Probe into killing of S.Africa mineworkers ends
Family members of 34 South African miners killed at Marikana said they hoped the truth behind the shooting would be revealed as a two-year probe ended Friday.
The findings will not be released until next year, but evidence put before the inquiry badly tarnished the police claim that they acted in self-defence when they gunned down the striking Lomin miners in August 2012.
"It's been a long journey, but we are very thankful for these two years," said Nosihle Ngweyi, whose husband Michael was killed after being shot twice by police.
"We hope the truth will eventually come out.
"The August 16 shooting was the worst violence witnessed in South Africa since the advent of democracy in 1994.
In the days before, 10 others were killed by some of the strikers, including non-striking miners, security guards, and two police officers who were hacked to death.
The Farlam Commission of Inquiry was established by president Jacob Zuma to investigate the events at Marikana.
It has the power to recommend certain individuals be investigated and criminally charged.
Family members of all the victims gathered Friday for an emotional prayer service after the commission adjourned for the final time.
Holding hands, they each spoke the names of their lost relatives, while Pretoria bishop Jo Seoka prayed for the families of the those killed by the strikers to "let their burden go and try to forgive".
In the last week of the commission, the police argued the strikers had acted treacherously by bearing arms against the state.
"The South Africa we do not want is one where public dissent is expressed by groups of people bearing weapons and bent on conflict and mayhem," said police lawyer Ishmael Semenya.
"We don't want a South Africa where industrial negotiations that can be resolved through dialogue are left to fester until police intervention is inevitable.

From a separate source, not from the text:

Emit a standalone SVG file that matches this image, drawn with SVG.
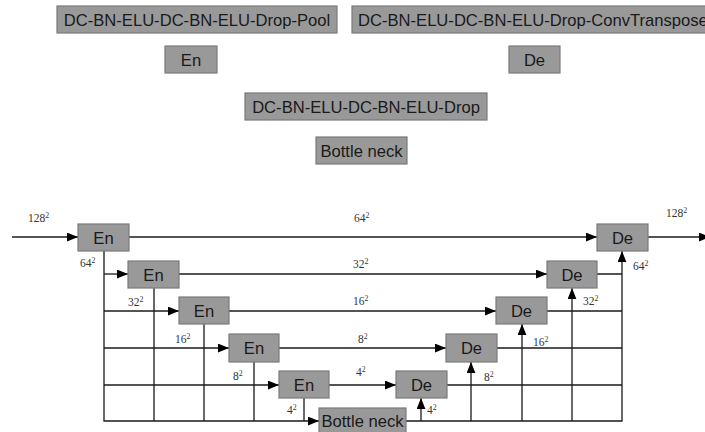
<svg xmlns="http://www.w3.org/2000/svg" width="705" height="432" viewBox="0 0 705 432">
<style>
.box{fill:#999999;stroke:#7a7a7a;stroke-width:1.2}
.lbl{font-family:"Liberation Sans",Arial,sans-serif;font-size:16.6px;fill:#1a1a1a;text-anchor:middle}
.dim{font-family:"Liberation Serif","Times New Roman",serif;font-size:11.5px;fill:#333}
.sup{font-size:7.8px}
.ln{fill:none;stroke:#1a1a1a;stroke-width:1.3}
</style>
<defs>
<marker id="ah" markerUnits="userSpaceOnUse" markerWidth="11" markerHeight="9" refX="10" refY="4" orient="auto" viewBox="0 0 10 8">
<path d="M0,0 L10,4 L0,8 z" fill="#000"/>
</marker>
</defs>
<rect width="705" height="432" fill="#fff"/>
<g id="legend">
<g id="leg-pool"><rect class="box" x="57" y="6" width="280" height="27"/><text class="lbl" x="197" y="25.5">DC-BN-ELU-DC-BN-ELU-Drop-Pool</text></g>
<g id="leg-conv"><rect class="box" x="352" y="6" width="380" height="27"/><text class="lbl" x="358" y="25.5" style="text-anchor:start">DC-BN-ELU-DC-BN-ELU-Drop-ConvTranspose</text></g>
<g id="leg-en"><rect class="box" x="165" y="46" width="52" height="27"/><text class="lbl" x="191" y="65.5">En</text></g>
<g id="leg-de"><rect class="box" x="509" y="46" width="51" height="27"/><text class="lbl" x="534.5" y="65.5">De</text></g>
<g id="leg-drop"><rect class="box" x="245" y="93" width="242" height="27"/><text class="lbl" x="366" y="112.5">DC-BN-ELU-DC-BN-ELU-Drop</text></g>
<g id="leg-bn"><rect class="box" x="316" y="137" width="91" height="27"/><text class="lbl" x="361.5" y="156.5">Bottle neck</text></g>
</g>
<g id="connectors">
<path class="ln" d="M12,237 H78" marker-end="url(#ah)"/>
<path class="ln" d="M129,237 H597" marker-end="url(#ah)"/>
<path class="ln" d="M648,237 H710" marker-end="url(#ah)"/>
<path class="ln" d="M179,274 H547" marker-end="url(#ah)"/>
<path class="ln" d="M229,311 H496" marker-end="url(#ah)"/>
<path class="ln" d="M279,348 H446" marker-end="url(#ah)"/>
<path class="ln" d="M329,385 H396" marker-end="url(#ah)"/>
<path class="ln" d="M104,251 V421 H319" marker-end="url(#ah)"/>
<path class="ln" d="M104,274 H128" marker-end="url(#ah)"/>
<path class="ln" d="M104,311 H179" marker-end="url(#ah)"/>
<path class="ln" d="M104,348 H229" marker-end="url(#ah)"/>
<path class="ln" d="M104,385 H279" marker-end="url(#ah)"/>
<path class="ln" d="M154,288 V421 M204,324 V421 M254,362 V421 M304,398 V421"/>
<path class="ln" d="M406,421 H622 V251" marker-end="url(#ah)"/>
<path class="ln" d="M597,274 H622 M547,311 H622 M497,348 H622 M447,385 H622"/>
<path class="ln" d="M572,421 V288" marker-end="url(#ah)"/>
<path class="ln" d="M522,421 V324" marker-end="url(#ah)"/>
<path class="ln" d="M471,421 V362" marker-end="url(#ah)"/>
<path class="ln" d="M421,421 V398" marker-end="url(#ah)"/>
</g>
<g id="en1"><rect class="box" x="78" y="224" width="51" height="27"/><text class="lbl" x="103.5" y="243.5">En</text></g>
<g id="en2"><rect class="box" x="128" y="261" width="51" height="27"/><text class="lbl" x="153.5" y="280.5">En</text></g>
<g id="en3"><rect class="box" x="179" y="297" width="50" height="27"/><text class="lbl" x="204" y="316.5">En</text></g>
<g id="en4"><rect class="box" x="229" y="334" width="50" height="28"/><text class="lbl" x="254" y="354">En</text></g>
<g id="en5"><rect class="box" x="279" y="371" width="50" height="27"/><text class="lbl" x="304" y="390.5">En</text></g>
<g id="bottleneck"><rect class="box" x="319" y="408" width="87" height="26"/><text class="lbl" x="362.5" y="427">Bottle neck</text></g>
<g id="de5"><rect class="box" x="396" y="371" width="51" height="27"/><text class="lbl" x="421.5" y="390.5">De</text></g>
<g id="de4"><rect class="box" x="446" y="334" width="51" height="28"/><text class="lbl" x="471.5" y="354">De</text></g>
<g id="de3"><rect class="box" x="496" y="297" width="51" height="27"/><text class="lbl" x="521.5" y="316.5">De</text></g>
<g id="de2"><rect class="box" x="547" y="261" width="50" height="27"/><text class="lbl" x="572" y="280.5">De</text></g>
<g id="de1"><rect class="box" x="597" y="224" width="51" height="27"/><text class="lbl" x="622.5" y="243.5">De</text></g>
<g id="dims">
<text class="dim" x="28" y="222">128<tspan class="sup" dy="-4.5">2</tspan></text>
<text class="dim" x="354" y="222">64<tspan class="sup" dy="-4.5">2</tspan></text>
<text class="dim" x="666" y="217">128<tspan class="sup" dy="-4.5">2</tspan></text>
<text class="dim" x="80" y="267">64<tspan class="sup" dy="-4.5">2</tspan></text>
<text class="dim" x="353" y="268">32<tspan class="sup" dy="-4.5">2</tspan></text>
<text class="dim" x="128" y="306">32<tspan class="sup" dy="-4.5">2</tspan></text>
<text class="dim" x="353" y="305">16<tspan class="sup" dy="-4.5">2</tspan></text>
<text class="dim" x="175" y="343">16<tspan class="sup" dy="-4.5">2</tspan></text>
<text class="dim" x="358" y="343">8<tspan class="sup" dy="-4.5">2</tspan></text>
<text class="dim" x="233" y="380">8<tspan class="sup" dy="-4.5">2</tspan></text>
<text class="dim" x="356" y="376">4<tspan class="sup" dy="-4.5">2</tspan></text>
<text class="dim" x="287" y="414">4<tspan class="sup" dy="-4.5">2</tspan></text>
<text class="dim" x="427" y="414">4<tspan class="sup" dy="-4.5">2</tspan></text>
<text class="dim" x="633" y="270">64<tspan class="sup" dy="-4.5">2</tspan></text>
<text class="dim" x="583" y="305">32<tspan class="sup" dy="-4.5">2</tspan></text>
<text class="dim" x="533" y="346">16<tspan class="sup" dy="-4.5">2</tspan></text>
<text class="dim" x="484" y="381">8<tspan class="sup" dy="-4.5">2</tspan></text>
</g>
</svg>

"- Death sentence -But lawyers representing the survivors of the massacre lambasted this attitude, saying the police killed the miners in revenge for the deaths of their two colleagues days earlier.

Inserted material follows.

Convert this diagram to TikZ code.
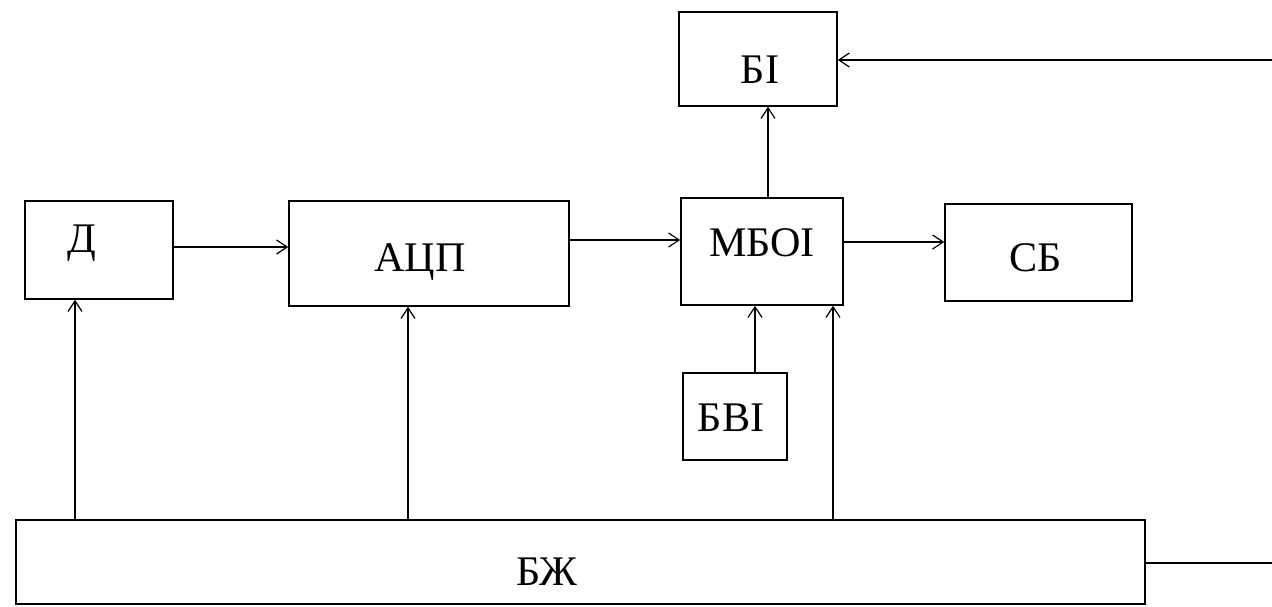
\documentclass[tikz,border=0pt]{standalone}
\usepackage{fontspec}
\setmainfont{Liberation Serif}
\usetikzlibrary{arrows.meta}
\begin{document}
\begin{tikzpicture}[x=0.02cm,y=-0.02cm,
  box/.style={draw, line width=0.9pt, inner sep=0pt},
  lbl/.style={inner sep=0pt, font=\fontsize{24}{28}\selectfont},
  conn/.style={line width=0.9pt},
  arr/.style={conn, -{Straight Barb[length=6pt,width=8pt,line width=0.7pt]}}]
\useasboundingbox (0,0) rectangle (1272,606);
% boxes
\node[box, minimum width=3.16cm, minimum height=1.88cm] (BI) at (758,59) {};
\node[box, minimum width=2.96cm, minimum height=1.96cm] (D) at (99,250) {};
\node[box, minimum width=5.6cm, minimum height=2.1cm] (ACP) at (429,253.5) {};
\node[box, minimum width=3.24cm, minimum height=2.14cm] (MBOI) at (762,251.5) {};
\node[box, minimum width=3.74cm, minimum height=1.94cm] (SB) at (1038.5,252.5) {};
\node[box, minimum width=2.08cm, minimum height=1.74cm] (BVI) at (735,416.5) {};
\node[box, minimum width=22.58cm, minimum height=1.68cm] (BZh) at (580.5,562) {};
% labels
\node[lbl] (tBI) at (760,70) {БІ};
\node[lbl] (tD) at (82,243) {Д};
\node[lbl] (tACP) at (420,262) {АЦП};
\node[lbl] (tMBOI) at (762,243) {МБОІ};
\node[lbl] (tSB) at (1036,258) {СБ};
\node[lbl] (tBVI) at (731,418) {БВІ};
\node[lbl] (tBZh) at (547,572) {БЖ};
% free ends
\coordinate (r1) at (1272,60);
\coordinate (r2) at (1272,563);
% connectors
\draw[arr] (D.east |- 0,247) -- (ACP.west |- 0,247);
\draw[arr] (ACP.east |- 0,240) -- (MBOI.west |- 0,240);
\draw[arr] (MBOI.east |- 0,242) -- (SB.west |- 0,242);
\draw[arr] (MBOI.north -| 768,0) -- (BI.south -| 768,0);
\draw[arr] (BVI.north -| 755,0) -- (MBOI.south -| 755,0);
\draw[arr] (BZh.north -| 75,0) -- (D.south -| 75,0);
\draw[arr] (BZh.north -| 408,0) -- (ACP.south -| 408,0);
\draw[arr] (BZh.north -| 833,0) -- (MBOI.south -| 833,0);
\draw[arr] (r1) -- (BI.east |- r1);
\draw[conn] (BZh.east |- r2) -- (r2);
\end{tikzpicture}
\end{document}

"The police decided that because their colleagues were killed, to sentence these people to death," said lawyer Dali Mpofu.
The police were also accused of a widespread cover-up and "a deliberate attempt to mislead" the investigation.

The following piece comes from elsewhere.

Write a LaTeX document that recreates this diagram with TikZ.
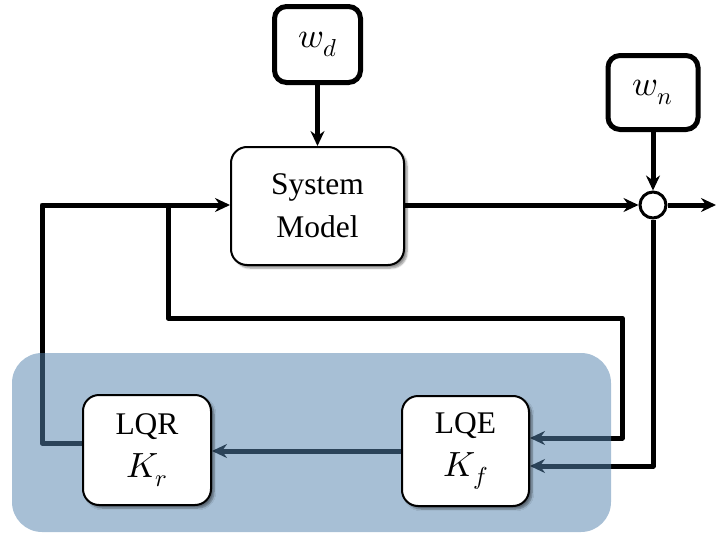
\documentclass[tikz,border=0pt]{standalone}
\usepackage{fontspec}
\usepackage{unicode-math}
\setmainfont{Liberation Serif}
\setmathfont{Latin Modern Math}
\usetikzlibrary{arrows.meta,shadows.blur,calc}
\definecolor{panelblue}{RGB}{84,131,174}
\pgfdeclarelayer{lines}
\pgfdeclarelayer{panel}
\pgfsetlayers{lines,panel,main}
\newcommand{\bigmath}[1]{{\fontsize{35}{42}\selectfont$#1$}}
\begin{document}
\begin{tikzpicture}[x=1pt,y=-1pt,
  conn/.style={line width=5pt, line join=round, -{Stealth[length=15pt,width=14pt,inset=5pt]}},
  distbox/.style={draw, line width=5pt, rounded corners=12pt, fill=white, inner sep=0pt, font=\fontsize{35}{40}\selectfont},
  blockbox/.style={draw, line width=2pt, rounded corners=16pt, fill=white, align=center, inner sep=0pt,
    font=\fontsize{31.5}{43}\selectfont,
    blur shadow={shadow xshift=3pt, shadow yshift=-3pt, shadow blur steps=6, shadow opacity=45}},
  sumnode/.style={circle, draw, line width=3pt, fill=white, minimum size=26pt, inner sep=0pt},
  panelbox/.style={fill=panelblue, fill opacity=0.515, rounded corners=30pt, inner sep=0pt},
]
\useasboundingbox (0,0) rectangle (716,533);

% blocks
\node[distbox, minimum width=86pt, minimum height=76pt] (wd) at (317.5,44.5) {$w_d$};
\node[distbox, minimum width=90pt, minimum height=74pt] (wn) at (653,92.5) {$w_n$};
\node[blockbox, minimum width=173pt, minimum height=118pt] (sys) at (317.5,206) {System\\Model};
\node[sumnode] (sum) at (653,205) {};
\node[blockbox, minimum width=128pt, minimum height=110pt] (lqr) at (147,450) {LQR\\\bigmath{K_r}};
\node[blockbox, minimum width=127pt, minimum height=110pt] (lqe) at (465.5,451) {LQE\\\bigmath{K_f}};

\coordinate (jL) at (42,205);
\coordinate (jM) at (168,205);
\coordinate (b2) at (622,318);
\coordinate (out) at (716,205);

\begin{pgfonlayer}{panel}
\node[panelbox, minimum width=599pt, minimum height=179pt] (panel) at (311.5,442.5) {};
\end{pgfonlayer}

\begin{pgfonlayer}{lines}
\draw[conn] (wd) -- (sys);
\draw[conn] (wn.south -| sum) -- (sum);
\draw[conn] (sys.east |- sum) -- (sum);
\draw[conn] (sum) -- (out);
\draw[conn] ($(lqr.west)+(0,-7)$) -| (jL) -- (sys.west |- jL);
\draw[conn] (jM) |- (b2) |- ($(lqe.east)+(0,-13)$);
\draw[conn] (sum.south) |- ($(lqe.east)+(0,15)$);
\draw[conn] (lqe.west) -- (lqr.east |- lqe.west);
\end{pgfonlayer}
\end{tikzpicture}
\end{document}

Mining house Lonmin was widely criticised during the inquiry for failing to engage with the workers' wage demands.
It has also been blamed for the murders of its security guards and non-striking miners.
"There was a cold and deliberate decision taken by Lonmin to instruct people to come to work even though their lives may be in danger, because of financial concerns," said commission lawyer Geoff Budlender.
The mining house has denied any responsibility.
Its lawyers said criticism of the company's handling of the labour dispute "would essentially mount to criticism of Lonmin for having acted within the legal framework".
A number of the legal teams involved in the inquiry have recommended that senior police officials -- including the former police minister Nathi Mthethwa and national police commissioner Riah Phiyega -- be investigated on charges on murder.
They have also argued that Lonmin executives should be charged as accomplices to murder.
But some fingered South Africa's deputy president Cyril Ramaphosa as the main culprit.
Ramaphosa contacted the ministers of police and mineral resources in the days leading up to the massacre, pushing for police intervention in a strike that had already turned deadly.
Ramaphosa was not in government at the time, but a non-executive director of Lonmin and a senior leader in the ruling ANC party.
This "political interference" was the catalyst for the shooting, said Mpofu.
"If you are not going to charge Mr Ramaphosa, don't charge anybody," Mpofu told the inquiry Wednesday.
"You cannot have a situation where the source of the political pressure, the person who ignited the whole chain which resulted in the massacre, is not charged.
"Ramaphosa has maintained he was simply trying to prevent further violence.
The commission has until the end of March next year to present a report to the president.